A new method of inference of ancestral nucleotide and amino acid sequences.
Z Yang, S Kumar, M Nei

Abstract

A statistical method was developed for reconstructing the nucleotide or amino acid sequences of extinct ancestors, given the phylogeny and sequences of the extant species. A model of nucleotide or amino acid substitution was employed to analyze data of the present-day sequences, and maximum likelihood estimates of parameters such as branch lengths were used to compare the posterior probabilities of assignments of character states (nucleotides or amino acids) to interior nodes of the tree; the assignment having the highest probability was the best reconstruction at the site.
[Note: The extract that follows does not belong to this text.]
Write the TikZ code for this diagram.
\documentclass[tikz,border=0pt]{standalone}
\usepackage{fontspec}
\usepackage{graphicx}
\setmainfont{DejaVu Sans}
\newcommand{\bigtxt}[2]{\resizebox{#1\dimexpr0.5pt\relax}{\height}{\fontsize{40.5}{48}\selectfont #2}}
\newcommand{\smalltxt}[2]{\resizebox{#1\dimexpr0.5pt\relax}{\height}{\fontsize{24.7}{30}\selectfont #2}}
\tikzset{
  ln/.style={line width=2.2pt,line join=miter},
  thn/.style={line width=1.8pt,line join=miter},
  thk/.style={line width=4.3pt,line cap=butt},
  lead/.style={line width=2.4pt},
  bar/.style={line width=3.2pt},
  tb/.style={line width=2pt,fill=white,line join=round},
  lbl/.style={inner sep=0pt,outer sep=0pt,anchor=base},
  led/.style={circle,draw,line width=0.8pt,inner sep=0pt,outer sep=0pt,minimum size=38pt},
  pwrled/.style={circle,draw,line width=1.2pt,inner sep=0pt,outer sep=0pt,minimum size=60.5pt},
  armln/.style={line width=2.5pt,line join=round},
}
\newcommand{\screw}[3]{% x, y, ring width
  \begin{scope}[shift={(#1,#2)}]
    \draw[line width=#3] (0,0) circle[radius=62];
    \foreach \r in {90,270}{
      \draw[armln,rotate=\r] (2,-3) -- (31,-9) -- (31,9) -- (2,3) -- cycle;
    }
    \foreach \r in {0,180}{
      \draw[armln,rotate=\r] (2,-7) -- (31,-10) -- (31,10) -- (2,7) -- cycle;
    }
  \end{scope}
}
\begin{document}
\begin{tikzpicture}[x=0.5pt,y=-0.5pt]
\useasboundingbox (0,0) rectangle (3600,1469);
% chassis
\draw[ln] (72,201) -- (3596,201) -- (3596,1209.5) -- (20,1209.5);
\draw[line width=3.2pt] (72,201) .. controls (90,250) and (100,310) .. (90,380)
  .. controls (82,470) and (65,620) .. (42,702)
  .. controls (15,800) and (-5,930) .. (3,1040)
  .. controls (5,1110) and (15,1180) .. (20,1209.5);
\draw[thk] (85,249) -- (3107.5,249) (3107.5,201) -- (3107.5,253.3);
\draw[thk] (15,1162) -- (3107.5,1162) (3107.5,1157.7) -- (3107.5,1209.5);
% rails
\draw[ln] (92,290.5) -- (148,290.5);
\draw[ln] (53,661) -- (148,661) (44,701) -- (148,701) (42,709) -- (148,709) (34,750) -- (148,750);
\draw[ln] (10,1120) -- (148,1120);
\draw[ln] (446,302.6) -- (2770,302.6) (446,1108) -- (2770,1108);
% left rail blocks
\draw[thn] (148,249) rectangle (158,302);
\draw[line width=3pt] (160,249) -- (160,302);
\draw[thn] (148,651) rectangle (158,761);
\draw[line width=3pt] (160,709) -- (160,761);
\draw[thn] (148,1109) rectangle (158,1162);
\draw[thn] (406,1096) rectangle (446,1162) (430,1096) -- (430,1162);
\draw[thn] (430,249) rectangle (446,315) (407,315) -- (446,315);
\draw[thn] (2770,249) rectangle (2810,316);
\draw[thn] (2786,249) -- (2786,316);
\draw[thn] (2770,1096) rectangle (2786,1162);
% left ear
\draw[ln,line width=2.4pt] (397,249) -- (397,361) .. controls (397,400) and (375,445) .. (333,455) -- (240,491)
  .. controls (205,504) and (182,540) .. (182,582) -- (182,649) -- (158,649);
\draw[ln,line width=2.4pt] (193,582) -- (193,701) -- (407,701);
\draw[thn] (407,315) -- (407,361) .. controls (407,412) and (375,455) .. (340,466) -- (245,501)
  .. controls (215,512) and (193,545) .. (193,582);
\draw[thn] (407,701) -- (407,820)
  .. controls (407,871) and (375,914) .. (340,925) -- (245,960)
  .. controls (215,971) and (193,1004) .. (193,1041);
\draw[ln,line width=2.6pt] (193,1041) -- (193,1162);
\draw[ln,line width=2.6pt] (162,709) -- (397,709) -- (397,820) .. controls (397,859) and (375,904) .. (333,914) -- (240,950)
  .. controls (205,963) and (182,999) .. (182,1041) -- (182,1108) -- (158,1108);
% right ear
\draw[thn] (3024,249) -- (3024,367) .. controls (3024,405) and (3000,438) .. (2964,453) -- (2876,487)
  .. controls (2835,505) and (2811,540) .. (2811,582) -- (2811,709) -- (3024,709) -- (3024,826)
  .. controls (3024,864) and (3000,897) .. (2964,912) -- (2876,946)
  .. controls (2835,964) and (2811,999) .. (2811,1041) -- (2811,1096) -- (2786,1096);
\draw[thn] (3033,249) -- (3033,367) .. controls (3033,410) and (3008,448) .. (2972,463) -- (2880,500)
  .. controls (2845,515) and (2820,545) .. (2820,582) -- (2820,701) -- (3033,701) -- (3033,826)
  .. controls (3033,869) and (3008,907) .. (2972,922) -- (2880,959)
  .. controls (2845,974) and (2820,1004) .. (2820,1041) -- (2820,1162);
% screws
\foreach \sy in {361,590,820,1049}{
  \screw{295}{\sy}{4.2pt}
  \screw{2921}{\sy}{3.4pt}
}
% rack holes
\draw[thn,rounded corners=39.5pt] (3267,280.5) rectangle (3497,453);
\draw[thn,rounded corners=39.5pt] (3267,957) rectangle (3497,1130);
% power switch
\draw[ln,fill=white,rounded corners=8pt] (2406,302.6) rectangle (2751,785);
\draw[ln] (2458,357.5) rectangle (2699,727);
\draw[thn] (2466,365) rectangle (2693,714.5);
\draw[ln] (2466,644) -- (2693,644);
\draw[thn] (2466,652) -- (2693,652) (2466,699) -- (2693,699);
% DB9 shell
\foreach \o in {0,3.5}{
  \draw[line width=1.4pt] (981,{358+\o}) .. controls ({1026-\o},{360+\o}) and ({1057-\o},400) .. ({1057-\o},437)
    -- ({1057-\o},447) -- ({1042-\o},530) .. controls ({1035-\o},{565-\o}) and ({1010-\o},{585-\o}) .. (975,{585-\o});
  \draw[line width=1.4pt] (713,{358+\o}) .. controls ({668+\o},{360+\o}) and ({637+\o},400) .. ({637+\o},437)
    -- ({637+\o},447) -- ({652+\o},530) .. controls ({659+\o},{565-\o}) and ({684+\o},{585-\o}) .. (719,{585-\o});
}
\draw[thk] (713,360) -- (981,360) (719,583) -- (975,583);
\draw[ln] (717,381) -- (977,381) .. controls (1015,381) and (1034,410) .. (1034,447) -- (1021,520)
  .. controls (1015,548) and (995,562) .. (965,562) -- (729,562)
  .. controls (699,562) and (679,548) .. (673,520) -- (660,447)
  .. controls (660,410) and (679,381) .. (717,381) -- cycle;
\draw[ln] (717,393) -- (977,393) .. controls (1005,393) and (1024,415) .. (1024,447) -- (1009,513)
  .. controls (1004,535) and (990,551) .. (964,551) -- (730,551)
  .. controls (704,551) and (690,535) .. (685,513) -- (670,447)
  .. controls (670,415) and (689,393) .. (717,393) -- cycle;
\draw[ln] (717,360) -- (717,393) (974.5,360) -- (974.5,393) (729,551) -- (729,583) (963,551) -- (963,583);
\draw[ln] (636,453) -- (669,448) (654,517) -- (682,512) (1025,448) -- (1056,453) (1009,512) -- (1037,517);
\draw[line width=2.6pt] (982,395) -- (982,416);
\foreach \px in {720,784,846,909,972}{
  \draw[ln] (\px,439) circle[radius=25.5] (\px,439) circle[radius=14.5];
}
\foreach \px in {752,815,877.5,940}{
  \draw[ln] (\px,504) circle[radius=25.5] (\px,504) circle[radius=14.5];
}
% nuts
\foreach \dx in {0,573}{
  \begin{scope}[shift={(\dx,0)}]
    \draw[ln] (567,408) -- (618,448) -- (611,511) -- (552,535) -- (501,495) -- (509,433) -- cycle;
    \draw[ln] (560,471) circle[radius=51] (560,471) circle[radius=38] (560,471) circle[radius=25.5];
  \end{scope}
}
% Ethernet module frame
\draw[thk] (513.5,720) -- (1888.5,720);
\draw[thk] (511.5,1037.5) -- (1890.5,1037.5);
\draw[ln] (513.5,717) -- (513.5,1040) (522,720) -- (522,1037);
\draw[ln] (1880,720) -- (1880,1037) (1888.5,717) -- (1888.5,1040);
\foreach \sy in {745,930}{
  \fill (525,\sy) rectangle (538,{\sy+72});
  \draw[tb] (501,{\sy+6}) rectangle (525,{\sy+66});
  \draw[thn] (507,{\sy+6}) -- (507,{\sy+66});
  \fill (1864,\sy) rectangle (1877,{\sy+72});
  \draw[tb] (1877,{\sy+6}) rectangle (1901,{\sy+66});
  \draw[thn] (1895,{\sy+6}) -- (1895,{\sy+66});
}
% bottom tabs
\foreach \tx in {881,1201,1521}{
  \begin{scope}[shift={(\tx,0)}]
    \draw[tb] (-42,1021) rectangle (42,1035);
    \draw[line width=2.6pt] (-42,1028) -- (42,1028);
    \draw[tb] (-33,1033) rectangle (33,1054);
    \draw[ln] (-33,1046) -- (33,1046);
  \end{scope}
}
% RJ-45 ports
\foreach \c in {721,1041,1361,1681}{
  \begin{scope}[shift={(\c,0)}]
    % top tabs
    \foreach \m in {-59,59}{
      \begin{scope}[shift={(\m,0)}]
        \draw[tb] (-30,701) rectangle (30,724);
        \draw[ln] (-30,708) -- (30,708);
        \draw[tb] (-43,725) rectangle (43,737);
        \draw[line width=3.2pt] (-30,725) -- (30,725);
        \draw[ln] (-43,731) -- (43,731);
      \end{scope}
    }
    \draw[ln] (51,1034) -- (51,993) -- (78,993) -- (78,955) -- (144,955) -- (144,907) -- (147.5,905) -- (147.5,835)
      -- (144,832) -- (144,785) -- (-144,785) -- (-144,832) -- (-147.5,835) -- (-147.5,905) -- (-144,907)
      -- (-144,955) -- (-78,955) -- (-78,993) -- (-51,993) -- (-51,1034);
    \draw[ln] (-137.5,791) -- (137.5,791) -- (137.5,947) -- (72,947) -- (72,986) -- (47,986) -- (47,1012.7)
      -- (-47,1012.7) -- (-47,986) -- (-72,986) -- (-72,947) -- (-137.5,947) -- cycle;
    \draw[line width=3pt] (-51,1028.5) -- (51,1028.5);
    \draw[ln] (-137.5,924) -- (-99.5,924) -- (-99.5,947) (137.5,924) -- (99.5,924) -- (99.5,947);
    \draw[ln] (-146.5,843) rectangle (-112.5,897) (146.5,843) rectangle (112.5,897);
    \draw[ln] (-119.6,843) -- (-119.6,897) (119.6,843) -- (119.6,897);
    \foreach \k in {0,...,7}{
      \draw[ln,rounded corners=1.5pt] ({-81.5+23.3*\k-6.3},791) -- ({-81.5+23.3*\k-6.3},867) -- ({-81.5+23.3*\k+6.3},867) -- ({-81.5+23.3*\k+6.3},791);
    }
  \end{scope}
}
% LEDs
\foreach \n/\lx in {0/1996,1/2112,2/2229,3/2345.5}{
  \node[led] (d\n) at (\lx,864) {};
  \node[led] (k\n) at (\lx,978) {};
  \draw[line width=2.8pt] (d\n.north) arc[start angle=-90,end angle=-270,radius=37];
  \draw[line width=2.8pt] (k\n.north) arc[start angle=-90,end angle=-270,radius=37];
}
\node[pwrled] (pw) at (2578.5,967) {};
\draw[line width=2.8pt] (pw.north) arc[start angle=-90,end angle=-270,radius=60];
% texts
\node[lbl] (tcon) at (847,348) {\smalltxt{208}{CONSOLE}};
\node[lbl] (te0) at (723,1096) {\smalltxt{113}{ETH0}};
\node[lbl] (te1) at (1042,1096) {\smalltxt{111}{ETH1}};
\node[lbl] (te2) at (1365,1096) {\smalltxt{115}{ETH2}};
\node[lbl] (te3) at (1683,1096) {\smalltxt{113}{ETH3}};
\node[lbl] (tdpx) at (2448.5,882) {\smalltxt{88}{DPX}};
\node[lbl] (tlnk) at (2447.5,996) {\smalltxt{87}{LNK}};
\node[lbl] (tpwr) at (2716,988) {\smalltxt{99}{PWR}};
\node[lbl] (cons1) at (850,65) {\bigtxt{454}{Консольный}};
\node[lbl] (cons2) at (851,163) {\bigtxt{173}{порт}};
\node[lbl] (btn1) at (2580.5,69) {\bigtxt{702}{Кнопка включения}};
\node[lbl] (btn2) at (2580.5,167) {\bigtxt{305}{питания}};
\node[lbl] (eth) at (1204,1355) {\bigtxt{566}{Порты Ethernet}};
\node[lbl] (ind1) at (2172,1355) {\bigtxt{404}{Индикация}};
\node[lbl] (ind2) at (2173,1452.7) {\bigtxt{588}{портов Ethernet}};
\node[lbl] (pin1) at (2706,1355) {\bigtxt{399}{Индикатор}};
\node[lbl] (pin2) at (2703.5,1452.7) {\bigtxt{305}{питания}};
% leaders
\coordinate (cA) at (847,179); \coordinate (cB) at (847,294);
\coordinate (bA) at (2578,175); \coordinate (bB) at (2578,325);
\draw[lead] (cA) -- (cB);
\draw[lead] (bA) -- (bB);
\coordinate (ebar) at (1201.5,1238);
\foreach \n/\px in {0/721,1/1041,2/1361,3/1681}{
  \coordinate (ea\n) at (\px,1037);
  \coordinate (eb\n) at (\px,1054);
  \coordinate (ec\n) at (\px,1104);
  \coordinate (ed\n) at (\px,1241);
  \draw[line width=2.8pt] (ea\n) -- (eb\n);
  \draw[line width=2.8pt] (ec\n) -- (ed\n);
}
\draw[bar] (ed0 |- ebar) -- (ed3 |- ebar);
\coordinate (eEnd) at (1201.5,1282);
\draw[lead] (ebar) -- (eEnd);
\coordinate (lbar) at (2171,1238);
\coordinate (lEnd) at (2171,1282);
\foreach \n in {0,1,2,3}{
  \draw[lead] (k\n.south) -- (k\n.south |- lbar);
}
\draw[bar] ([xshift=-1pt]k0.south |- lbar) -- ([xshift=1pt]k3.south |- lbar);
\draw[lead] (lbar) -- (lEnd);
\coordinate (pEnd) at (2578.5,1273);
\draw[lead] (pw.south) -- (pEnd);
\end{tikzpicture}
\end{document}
The lysozyme c sequences of six mammals were analyzed by using the likelihood and parsimony methods. The new likelihood-based method was found to be superior to the parsimony method. The probability that the amino acids for all interior nodes at a site reconstructed by the new method are correct was calculated to be 0.91, 0.86, and 0.73 for all, variable, and parsimony-informative sites, respectively, whereas the corresponding probabilities for the parsimony method were 0.84, 0.76, and 0.51, respectively. The probability that an amino acid in an ancestral sequence is correctly reconstructed by the likelihood analysis ranged from 91.3 to 98.7% for the four ancestral sequences.